Driver in Bavaria gets €5,000 fine for giving the finger to speed camera

A driver in Passau has been hit with a €5,000 fine because he was caught by traffic police giving the middle finger.

Driver in Bavaria gets €5,000 fine for giving the finger to speed camera

The district court of Passau sentenced the 53-year-old motorist to the fine after he was caught making the rude gesture in the direction of the speedometer last August on the A3 near the Donautal Ost service area, reported German media. 

The man was not caught speeding, however. According to traffic police who were in the speed camera vehicle at the time, another driver who had overtaken the 53-year-old was over the speed limit. 

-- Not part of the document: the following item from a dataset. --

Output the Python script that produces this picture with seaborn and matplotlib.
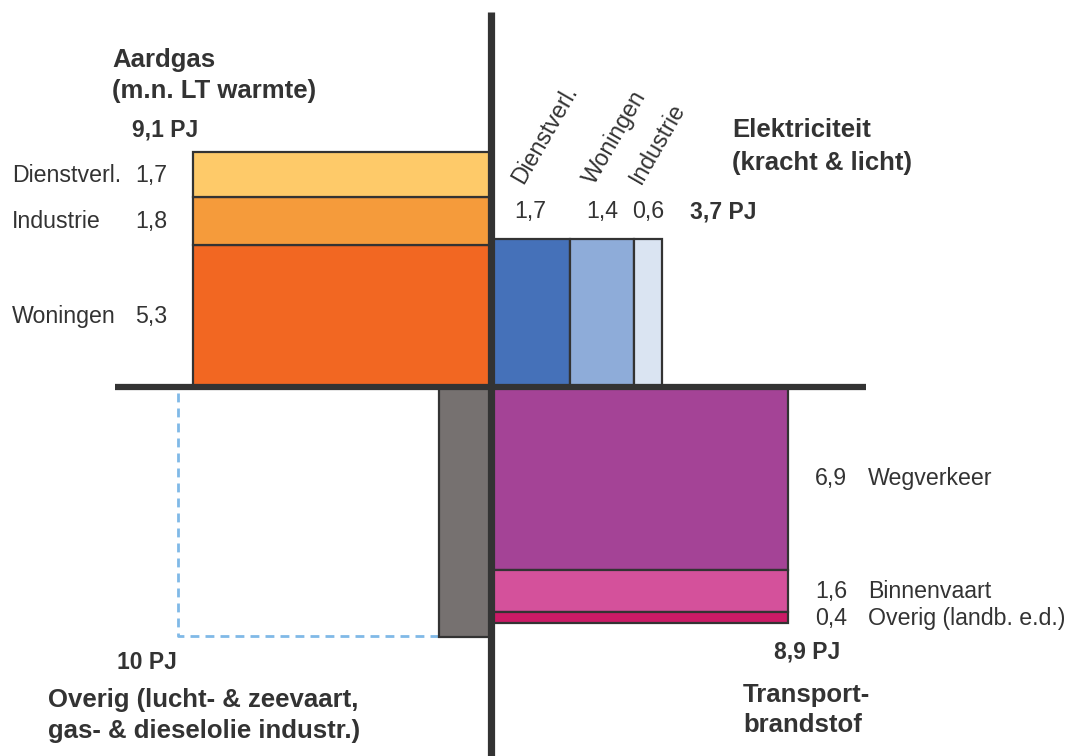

When analysing the photo, the officers discovered the slower driver’s middle finger gesture and filed a criminal complaint.

The driver initially filed an objection against a penalty order, and the case dragged on for several months. However, he then accepted the complaint. He was sentenced to 50 ‘unit fines’ of €100 on two counts of insulting behaviour, amounting to €5,000.

READ ALSO: The German rules of the road that are hard to get your head around

In a letter to police, the man said he regretted the incident and apologised. 

Police said it was “not a petty offence”, and that the sentence could have been “even more drastic”.

People who give insults while driving can face a prison sentences of up to a year.

“Depending on the nature and manner of the incident or in the case of persons with a previous conviction, even a custodial sentence without parole may be considered for an insult,” police in Passau said. 

What does the law say?

Showing the middle finger to another road user in road traffic is an offence in Germany under Section 185 of the Criminal Code (StGB). It’s punishable by a prison sentence of up to one year or a fine.

People can file a complaint if someone shows them the middle finger in road traffic, but it usually only has a chance of success if witnesses can prove that it happened.

As well as the middle finger, it can also be an offence to verbally insult someone.